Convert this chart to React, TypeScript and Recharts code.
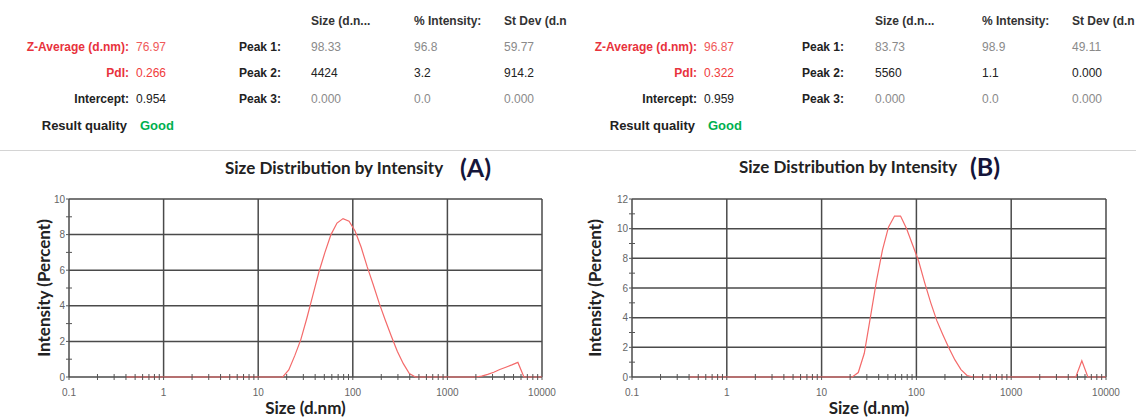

* * *

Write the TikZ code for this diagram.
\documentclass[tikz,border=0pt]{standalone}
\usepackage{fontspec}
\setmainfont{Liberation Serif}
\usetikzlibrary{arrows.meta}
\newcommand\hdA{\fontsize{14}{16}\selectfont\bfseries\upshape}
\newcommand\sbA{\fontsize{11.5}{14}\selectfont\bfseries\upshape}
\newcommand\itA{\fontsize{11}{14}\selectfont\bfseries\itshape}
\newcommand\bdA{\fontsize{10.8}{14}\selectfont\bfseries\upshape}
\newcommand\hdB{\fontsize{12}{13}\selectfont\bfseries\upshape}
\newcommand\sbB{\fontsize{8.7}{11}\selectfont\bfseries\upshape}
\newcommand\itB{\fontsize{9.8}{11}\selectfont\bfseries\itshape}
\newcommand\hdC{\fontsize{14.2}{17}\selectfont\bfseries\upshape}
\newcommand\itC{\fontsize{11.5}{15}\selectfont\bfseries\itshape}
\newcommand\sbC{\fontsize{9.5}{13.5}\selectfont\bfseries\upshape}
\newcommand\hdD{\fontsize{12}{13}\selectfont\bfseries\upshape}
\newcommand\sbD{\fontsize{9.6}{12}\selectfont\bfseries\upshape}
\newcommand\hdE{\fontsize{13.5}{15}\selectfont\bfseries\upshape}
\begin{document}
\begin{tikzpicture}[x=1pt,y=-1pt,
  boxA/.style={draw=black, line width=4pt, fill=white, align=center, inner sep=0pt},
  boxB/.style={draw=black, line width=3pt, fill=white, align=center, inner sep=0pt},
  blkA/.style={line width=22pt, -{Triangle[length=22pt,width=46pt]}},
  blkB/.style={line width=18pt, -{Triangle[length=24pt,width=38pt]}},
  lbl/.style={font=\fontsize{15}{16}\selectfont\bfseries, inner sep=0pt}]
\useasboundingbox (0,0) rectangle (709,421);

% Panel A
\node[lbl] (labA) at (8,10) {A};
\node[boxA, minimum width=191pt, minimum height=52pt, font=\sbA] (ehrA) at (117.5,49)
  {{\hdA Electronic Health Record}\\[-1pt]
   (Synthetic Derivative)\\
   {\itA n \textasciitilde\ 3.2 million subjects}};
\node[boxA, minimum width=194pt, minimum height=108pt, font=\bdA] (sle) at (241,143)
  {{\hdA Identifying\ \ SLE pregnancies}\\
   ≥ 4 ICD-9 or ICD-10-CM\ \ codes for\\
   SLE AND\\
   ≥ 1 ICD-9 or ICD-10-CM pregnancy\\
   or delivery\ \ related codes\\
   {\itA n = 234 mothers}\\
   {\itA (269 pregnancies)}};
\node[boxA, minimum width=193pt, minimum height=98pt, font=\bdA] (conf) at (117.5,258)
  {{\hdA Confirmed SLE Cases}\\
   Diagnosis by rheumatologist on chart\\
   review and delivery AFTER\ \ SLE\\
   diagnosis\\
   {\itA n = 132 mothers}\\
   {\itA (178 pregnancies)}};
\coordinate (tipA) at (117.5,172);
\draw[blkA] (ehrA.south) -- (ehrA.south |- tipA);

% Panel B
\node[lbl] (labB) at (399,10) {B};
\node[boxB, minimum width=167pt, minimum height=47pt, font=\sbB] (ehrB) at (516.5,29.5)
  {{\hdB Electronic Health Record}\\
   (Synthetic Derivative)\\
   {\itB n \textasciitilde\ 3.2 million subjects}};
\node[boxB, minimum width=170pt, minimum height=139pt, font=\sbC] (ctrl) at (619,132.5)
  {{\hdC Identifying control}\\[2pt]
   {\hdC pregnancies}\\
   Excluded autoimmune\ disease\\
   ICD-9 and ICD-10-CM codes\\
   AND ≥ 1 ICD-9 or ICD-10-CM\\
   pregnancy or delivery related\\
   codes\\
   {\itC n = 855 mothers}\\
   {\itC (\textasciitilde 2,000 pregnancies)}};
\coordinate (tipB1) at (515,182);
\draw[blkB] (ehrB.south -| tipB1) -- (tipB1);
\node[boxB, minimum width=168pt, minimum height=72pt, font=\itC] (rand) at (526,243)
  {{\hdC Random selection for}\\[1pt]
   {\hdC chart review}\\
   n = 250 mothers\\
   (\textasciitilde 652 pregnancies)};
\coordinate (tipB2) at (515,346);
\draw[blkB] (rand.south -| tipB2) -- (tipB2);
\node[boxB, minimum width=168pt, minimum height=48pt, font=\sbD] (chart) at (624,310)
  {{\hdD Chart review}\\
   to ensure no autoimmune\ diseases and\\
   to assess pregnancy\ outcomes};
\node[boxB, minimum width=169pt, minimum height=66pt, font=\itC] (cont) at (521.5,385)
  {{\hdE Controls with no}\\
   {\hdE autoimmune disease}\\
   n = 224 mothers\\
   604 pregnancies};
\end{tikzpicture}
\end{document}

==

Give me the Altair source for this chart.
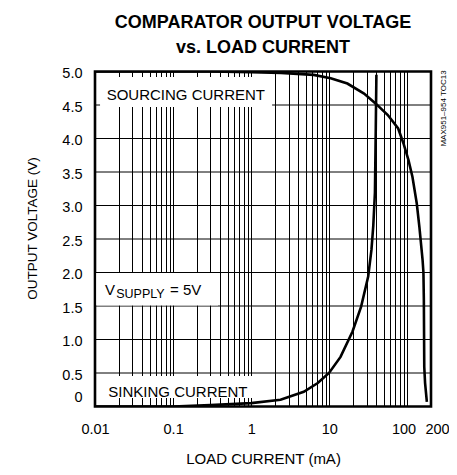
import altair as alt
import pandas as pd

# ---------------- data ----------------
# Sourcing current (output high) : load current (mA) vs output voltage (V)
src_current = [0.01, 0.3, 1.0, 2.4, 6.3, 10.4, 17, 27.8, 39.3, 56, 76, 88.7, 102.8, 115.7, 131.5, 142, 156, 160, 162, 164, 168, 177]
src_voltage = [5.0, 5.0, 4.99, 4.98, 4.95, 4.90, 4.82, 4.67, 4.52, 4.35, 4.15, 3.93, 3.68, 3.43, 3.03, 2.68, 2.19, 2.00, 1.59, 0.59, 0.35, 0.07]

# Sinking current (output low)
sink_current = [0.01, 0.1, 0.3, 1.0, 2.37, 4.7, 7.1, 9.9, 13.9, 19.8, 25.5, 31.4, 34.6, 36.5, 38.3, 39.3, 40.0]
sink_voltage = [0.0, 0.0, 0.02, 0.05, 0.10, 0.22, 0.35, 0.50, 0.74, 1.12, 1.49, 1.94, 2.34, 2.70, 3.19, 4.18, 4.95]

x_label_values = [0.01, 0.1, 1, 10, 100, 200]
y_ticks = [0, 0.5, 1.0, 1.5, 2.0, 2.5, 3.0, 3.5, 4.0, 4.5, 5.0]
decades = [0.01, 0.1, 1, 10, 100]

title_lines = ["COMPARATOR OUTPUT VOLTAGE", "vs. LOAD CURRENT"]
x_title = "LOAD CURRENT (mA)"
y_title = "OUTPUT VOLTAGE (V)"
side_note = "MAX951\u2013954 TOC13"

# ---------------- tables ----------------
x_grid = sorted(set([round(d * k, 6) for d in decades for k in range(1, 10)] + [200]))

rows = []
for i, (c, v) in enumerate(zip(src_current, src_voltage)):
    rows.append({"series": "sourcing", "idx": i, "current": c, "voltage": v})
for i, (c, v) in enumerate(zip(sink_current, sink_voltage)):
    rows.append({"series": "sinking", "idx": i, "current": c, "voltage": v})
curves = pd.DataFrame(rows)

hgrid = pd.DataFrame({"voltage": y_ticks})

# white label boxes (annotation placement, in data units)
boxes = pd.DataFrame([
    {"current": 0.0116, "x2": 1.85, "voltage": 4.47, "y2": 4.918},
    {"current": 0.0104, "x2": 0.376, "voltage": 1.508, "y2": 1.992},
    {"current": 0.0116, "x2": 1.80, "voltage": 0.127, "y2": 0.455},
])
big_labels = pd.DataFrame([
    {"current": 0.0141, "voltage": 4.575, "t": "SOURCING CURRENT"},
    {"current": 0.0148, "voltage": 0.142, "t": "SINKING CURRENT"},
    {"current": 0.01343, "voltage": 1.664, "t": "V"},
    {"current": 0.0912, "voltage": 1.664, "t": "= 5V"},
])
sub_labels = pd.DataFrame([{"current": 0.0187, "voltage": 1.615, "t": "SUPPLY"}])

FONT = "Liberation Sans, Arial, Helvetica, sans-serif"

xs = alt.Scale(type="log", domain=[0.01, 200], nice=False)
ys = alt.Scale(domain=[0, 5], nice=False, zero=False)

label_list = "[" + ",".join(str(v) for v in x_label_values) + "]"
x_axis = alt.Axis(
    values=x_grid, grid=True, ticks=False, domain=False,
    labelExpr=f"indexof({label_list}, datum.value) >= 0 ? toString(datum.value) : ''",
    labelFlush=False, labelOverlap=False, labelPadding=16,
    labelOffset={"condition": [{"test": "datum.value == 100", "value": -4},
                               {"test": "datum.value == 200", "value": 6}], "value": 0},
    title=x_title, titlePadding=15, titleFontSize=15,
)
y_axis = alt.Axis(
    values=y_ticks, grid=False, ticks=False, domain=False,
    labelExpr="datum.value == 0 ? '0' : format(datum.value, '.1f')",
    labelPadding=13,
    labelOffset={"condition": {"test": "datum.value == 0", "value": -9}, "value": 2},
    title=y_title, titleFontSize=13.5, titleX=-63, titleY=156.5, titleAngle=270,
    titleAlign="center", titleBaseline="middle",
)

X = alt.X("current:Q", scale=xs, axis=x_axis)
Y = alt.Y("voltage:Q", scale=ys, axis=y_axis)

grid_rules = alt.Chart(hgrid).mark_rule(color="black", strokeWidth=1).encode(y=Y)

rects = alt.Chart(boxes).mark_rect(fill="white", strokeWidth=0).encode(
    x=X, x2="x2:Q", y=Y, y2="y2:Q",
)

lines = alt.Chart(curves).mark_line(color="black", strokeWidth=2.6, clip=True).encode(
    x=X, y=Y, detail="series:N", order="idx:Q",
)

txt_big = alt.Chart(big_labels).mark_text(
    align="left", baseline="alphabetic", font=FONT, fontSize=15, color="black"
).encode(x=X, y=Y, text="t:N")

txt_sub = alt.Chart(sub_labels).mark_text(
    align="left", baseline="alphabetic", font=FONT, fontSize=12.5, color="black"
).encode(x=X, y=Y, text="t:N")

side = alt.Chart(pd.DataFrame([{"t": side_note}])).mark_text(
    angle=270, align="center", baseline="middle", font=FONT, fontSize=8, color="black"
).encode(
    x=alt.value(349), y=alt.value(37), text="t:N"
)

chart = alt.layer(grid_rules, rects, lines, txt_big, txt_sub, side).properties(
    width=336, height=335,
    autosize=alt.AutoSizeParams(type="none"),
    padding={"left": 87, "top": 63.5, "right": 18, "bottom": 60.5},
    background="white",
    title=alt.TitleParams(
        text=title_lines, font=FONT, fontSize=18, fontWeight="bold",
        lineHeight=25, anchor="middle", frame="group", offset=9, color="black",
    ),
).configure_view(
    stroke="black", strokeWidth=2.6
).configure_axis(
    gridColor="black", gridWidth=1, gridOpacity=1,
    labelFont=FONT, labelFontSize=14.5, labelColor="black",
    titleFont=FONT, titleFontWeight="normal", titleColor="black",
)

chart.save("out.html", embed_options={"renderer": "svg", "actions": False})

__Aim of the task__.
Gather every line from the entries above where the word "this" appears, and copy them.

__Written answer__.
Convert this chart to React, TypeScript and Recharts code.
Write the TikZ code for this diagram.
Give me the Altair source for this chart.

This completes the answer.